**EXERCISE TASK:** Repeat the material verbatim and drop the pictures.

* start *

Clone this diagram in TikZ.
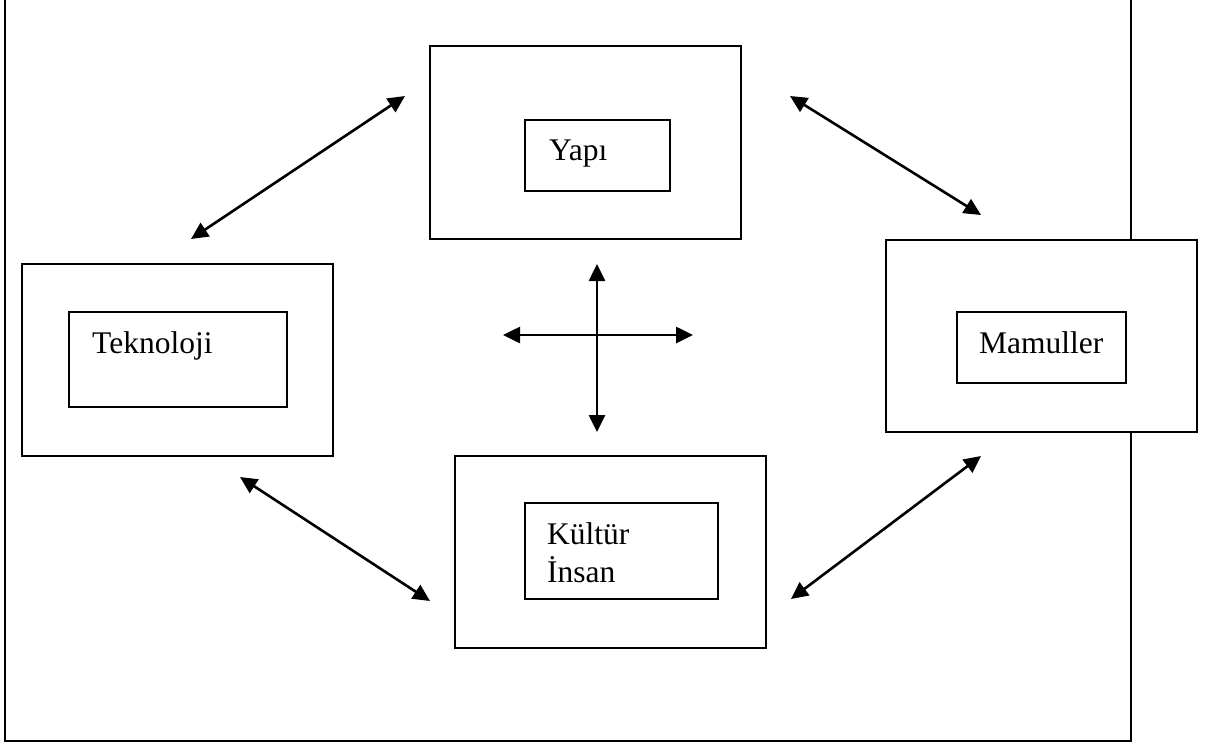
\documentclass[tikz,border=0pt]{standalone}
\usepackage{fontspec}
\setmainfont{Liberation Serif}
\usetikzlibrary{arrows.meta}
\begin{document}
\begin{tikzpicture}[x=1pt,y=-1pt,
  outerbox/.style={draw, line width=2pt, fill=white, inner sep=0pt, minimum width=#1},
  innerbox/.style={draw, line width=2pt, fill=white, inner sep=0pt},
  label/.style={anchor=base west, inner sep=0pt, font=\fontsize{31.5}{38}\selectfont},
  link/.style={line width=2.6pt, {Triangle[length=17pt,width=16pt]}-{Triangle[length=17pt,width=16pt]}}]
\useasboundingbox (0,0) rectangle (1213,747);
% open frame (no top edge)
\draw[line width=2.2pt] (5,0) -- (5,741) -- (1131,741) -- (1131,0);

% outer boxes
\node[outerbox=311pt, minimum height=193pt] (yapiO) at (585.5,142.5) {};
\node[outerbox=311pt, minimum height=192pt] (tekO)  at (177.5,360) {};
\node[outerbox=311pt, minimum height=192pt] (mamO)  at (1041.5,336) {};
\node[outerbox=311pt, minimum height=192pt] (kulO)  at (610.5,552) {};

% inner boxes
\node[innerbox, minimum width=145pt, minimum height=71pt] (yapiI) at (597.5,155.5) {};
\node[innerbox, minimum width=218pt, minimum height=95pt] (tekI)  at (178,359.5) {};
\node[innerbox, minimum width=169pt, minimum height=71pt] (mamI)  at (1041.5,347.5) {};
\node[innerbox, minimum width=193pt, minimum height=96pt] (kulI)  at (621.5,551) {};

% labels
\node[label] (yapiT) at (549,160) {Yapı};
\node[label] (tekT)  at (92,353) {Teknoloji};
\node[label] (mamT)  at (979,353) {Mamuller};
\node[label] (kulT)  at (547,544) {Kültür};
\node[label] (insT)  at (547,582) {İnsan};

% connector end points
\coordinate (a1) at (191,239);
\coordinate (a2) at (405,96);
\coordinate (b1) at (790,96);
\coordinate (b2) at (981,215);
\coordinate (c1) at (240,477);
\coordinate (c2) at (430,601);
\coordinate (d1) at (791,599);
\coordinate (d2) at (981,456);
\coordinate (vT) at (597,264);
\coordinate (vB) at (597,432);
\coordinate (hL) at (503,335);
\coordinate (hR) at (693,335);

\draw[link] (a1) -- (a2);
\draw[link] (b1) -- (b2);
\draw[link] (c1) -- (c2);
\draw[link] (d1) -- (d2);
\draw[link] (vT) -- (vB);
\draw[link] (hL) -- (hR);
\end{tikzpicture}
\end{document}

* end *

**EXERCISE OUTPUT:**
Clone this diagram in TikZ.
\documentclass[tikz,border=0pt]{standalone}
\usepackage{fontspec}
\setmainfont{Liberation Serif}
\usetikzlibrary{arrows.meta}
\begin{document}
\begin{tikzpicture}[x=1pt,y=-1pt,
  outerbox/.style={draw, line width=2pt, fill=white, inner sep=0pt, minimum width=#1},
  innerbox/.style={draw, line width=2pt, fill=white, inner sep=0pt},
  label/.style={anchor=base west, inner sep=0pt, font=\fontsize{31.5}{38}\selectfont},
  link/.style={line width=2.6pt, {Triangle[length=17pt,width=16pt]}-{Triangle[length=17pt,width=16pt]}}]
\useasboundingbox (0,0) rectangle (1213,747);
% open frame (no top edge)
\draw[line width=2.2pt] (5,0) -- (5,741) -- (1131,741) -- (1131,0);

% outer boxes
\node[outerbox=311pt, minimum height=193pt] (yapiO) at (585.5,142.5) {};
\node[outerbox=311pt, minimum height=192pt] (tekO)  at (177.5,360) {};
\node[outerbox=311pt, minimum height=192pt] (mamO)  at (1041.5,336) {};
\node[outerbox=311pt, minimum height=192pt] (kulO)  at (610.5,552) {};

% inner boxes
\node[innerbox, minimum width=145pt, minimum height=71pt] (yapiI) at (597.5,155.5) {};
\node[innerbox, minimum width=218pt, minimum height=95pt] (tekI)  at (178,359.5) {};
\node[innerbox, minimum width=169pt, minimum height=71pt] (mamI)  at (1041.5,347.5) {};
\node[innerbox, minimum width=193pt, minimum height=96pt] (kulI)  at (621.5,551) {};

% labels
\node[label] (yapiT) at (549,160) {Yapı};
\node[label] (tekT)  at (92,353) {Teknoloji};
\node[label] (mamT)  at (979,353) {Mamuller};
\node[label] (kulT)  at (547,544) {Kültür};
\node[label] (insT)  at (547,582) {İnsan};

% connector end points
\coordinate (a1) at (191,239);
\coordinate (a2) at (405,96);
\coordinate (b1) at (790,96);
\coordinate (b2) at (981,215);
\coordinate (c1) at (240,477);
\coordinate (c2) at (430,601);
\coordinate (d1) at (791,599);
\coordinate (d2) at (981,456);
\coordinate (vT) at (597,264);
\coordinate (vB) at (597,432);
\coordinate (hL) at (503,335);
\coordinate (hR) at (693,335);

\draw[link] (a1) -- (a2);
\draw[link] (b1) -- (b2);
\draw[link] (c1) -- (c2);
\draw[link] (d1) -- (d2);
\draw[link] (vT) -- (vB);
\draw[link] (hL) -- (hR);
\end{tikzpicture}
\end{document}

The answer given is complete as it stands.